The Huntington Library, Art Museum, and Botanical Gardens in San Marino is leading a virtual symposium on Saturday titled “Looking Like a Person: Portraits after Coloniality,” to interrogate the issues raised by a new painting by contemporary artist Kehinde Wiley that responds to a “Grand Manner” masterpiece by Thomas Gainsborough: “The Blue Boy,” circa 1770.

Grand Manner, according to a widely accepted definition, is an idealized aesthetic style derived from classicism and the art of the High Renaissance, a period in Italy between the late 1400s and the mid to late 1520s that saw the rise of some of the world’s greatest artists, among them Leonardo da Vinci, Michelangelo and Raphael, and Bramante.

In the eighteenth century, British artists and connoisseurs used the term to describe paintings that incorporated visual cultural metaphors in order to suggest noble qualities in their subjects.

Earlier in September, The Huntington announced it had commissioned Wiley to create a new work inspired by “The Blue Boy.” Wiley’s “A Portrait of a Young Gentleman,” which was also the original title of the Gainsborough painting, will be a large-scale portrait in the Grand Manner style that will be added to The Huntington’s permanent collection.

The new painting will be on view from Saturday through Jan. 3 in The Huntington’s Thornton Portrait Gallery, opposite the institution’s iconic and recently restored “The Blue Boy.”

A statement by The Huntington said the acquisition of the Wiley portrait celebrates the 100th anniversary of the purchase of the Gainsborough painting by Henry and Arabella Huntington, the founders of the institution.

“Between these two paintings, separated by 250 years, lies a colonial history that has managed representation across a field of visuality, nominating certain figures for human status and others for something less or more,” The Huntington statement said. “What does it take, in a Euro-American art tradition, to look like a person? And what might come after coloniality in art?”

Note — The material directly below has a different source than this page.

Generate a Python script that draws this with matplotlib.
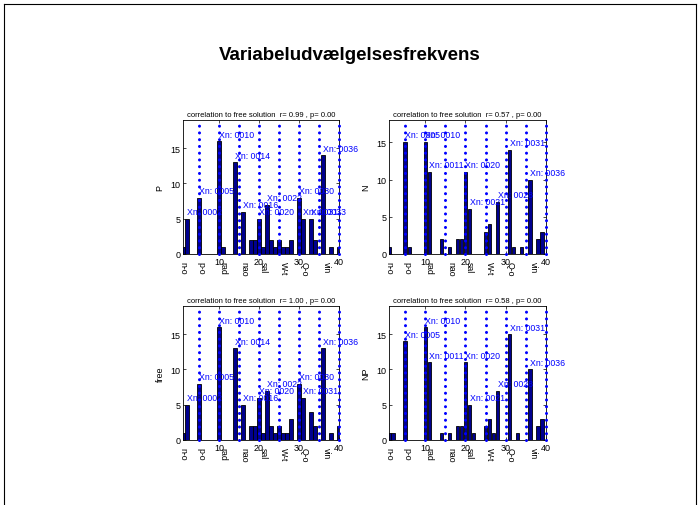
import matplotlib
matplotlib.use('Agg')
import matplotlib.pyplot as plt
import numpy as np
from matplotlib.lines import Line2D

plt.rcParams['font.family'] = ['Liberation Sans', 'DejaVu Sans']

# selection counts per variable (1..40) for each model
P = [1, 5, 0, 0, 8, 0, 0, 0, 0, 16,
     1, 0, 0, 13, 0, 6, 0, 2, 2, 5,
     1, 7, 2, 1, 2, 1, 1, 2, 0, 8,
     5, 0, 5, 2, 0, 14, 0, 1, 0, 1]
N = [1, 0, 0, 0, 15, 1, 0, 0, 0, 15,
     11, 0, 0, 2, 0, 1, 0, 2, 2, 11,
     6, 0, 0, 0, 3, 4, 0, 7, 0, 0,
     14, 1, 0, 1, 0, 10, 0, 2, 3, 0]
free = [1, 5, 0, 0, 8, 0, 0, 0, 0, 16,
        0, 0, 0, 13, 0, 5, 0, 2, 2, 6,
        1, 7, 2, 1, 2, 1, 1, 3, 0, 8,
        6, 0, 4, 2, 0, 13, 0, 1, 0, 2]
NP = [1, 1, 0, 0, 14, 0, 0, 0, 0, 16,
      11, 0, 0, 1, 0, 1, 0, 2, 2, 11,
      5, 1, 0, 0, 2, 3, 1, 7, 0, 0,
      15, 0, 1, 0, 0, 10, 0, 2, 3, 0]

names = ['P', 'N', 'free', 'NP']
r_vals = [0.99, 0.57, 1.00, 0.58]
p_vals = [0.00, 0.00, 0.00, 0.00]

group_names = ['n-o', 'p-o', 'rad', 'nao', 'sal', 'W-t', 'Q-o', 'vin']
group_pos = [1, 5.5, 11, 16.3, 21, 26, 31.2, 36.8]
group_edges = [5, 10, 15, 20, 25, 30, 35, 40]
label_min = 5

series = [P, N, free, NP]

fig = plt.figure(figsize=(7, 5.06), dpi=100)

# figure frame
for xs, ys in [([4, 4], [0, 501]), ([4, 696], [501, 501]), ([696, 696], [0, 501])]:
    fig.add_artist(Line2D(np.array(xs) / 700, np.array(ys) / 506,
                          color='k', lw=0.8))

fig.text(0.5, 1 - 56 / 506, 'Variabeludvælgelsesfrekvens',
         ha='center', va='center', fontsize=13.5, fontweight='bold')

# axes boxes in pixels: left, top, right, bottom
boxes = [(183, 121, 339, 255), (389, 121, 546, 255),
         (183, 307, 339, 441), (389, 307, 546, 441)]

x = np.arange(1, 41)
for name, vals, r, p, (l, t, rr, b) in zip(names, series, r_vals, p_vals, boxes):
    ax = fig.add_axes([l / 700, 1 - b / 506, (rr - l) / 700, (b - t) / 506])
    vals = np.array(vals)
    ax.bar(x, vals, width=0.8, color=(0, 0, 0.5625), edgecolor='k',
           linewidth=0.6, zorder=2)
    for e in group_edges:
        ax.axvline(e, color=(0, 0, 1), lw=2.2, ls=(0, (0.01, 2.2)),
                   dash_capstyle='round', zorder=3, clip_on=False)
    for xi, v in zip(x, vals):
        if v >= label_min:
            ax.text(xi, v + 1, f'Xn: {xi:04d}', color=(0, 0, 1),
                    fontsize=6.3, ha='left', va='center', zorder=4)
    ax.set_xlim(1, 40)
    ax.set_ylim(0, vals.max() + 3)
    ax.set_xticks([10, 20, 30, 40])
    ax.set_yticks([0, 5, 10, 15])
    ax.tick_params(direction='in', length=2.5, width=0.5, labelsize=6.5,
                   top=True, right=True, pad=2)
    for s in ax.spines.values():
        s.set_linewidth(0.6)
    ax.set_ylabel(name, fontsize=6.5, labelpad=4)
    ax.set_title(f'correlation to free solution  r= {r:.2f} , p= {p:.2f}',
                 fontsize=5.5, pad=3)
    for gx, gn in zip(group_pos, group_names):
        ax.text(gx, -0.05, gn, transform=ax.get_xaxis_transform(),
                rotation=-90, ha='center', va='top', fontsize=6.3)

fig.savefig('out.png', dpi=100)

An opening panel of interdisciplinary scholars will address the philosophical issues. considering what is at stake in depicting humans in the genres of modernity. Two art historical panels, one focused on the 18th century and one focused on contemporary art, will explore specific examples of the ways in which artists have reflected, reinforced, or resisted the power of representation.

The event is free to attend and will be held online via Zoom, from 9:15 a.m. to 1:30 p.m. The Zoom link will be sent to attendees in their registration confirmation email.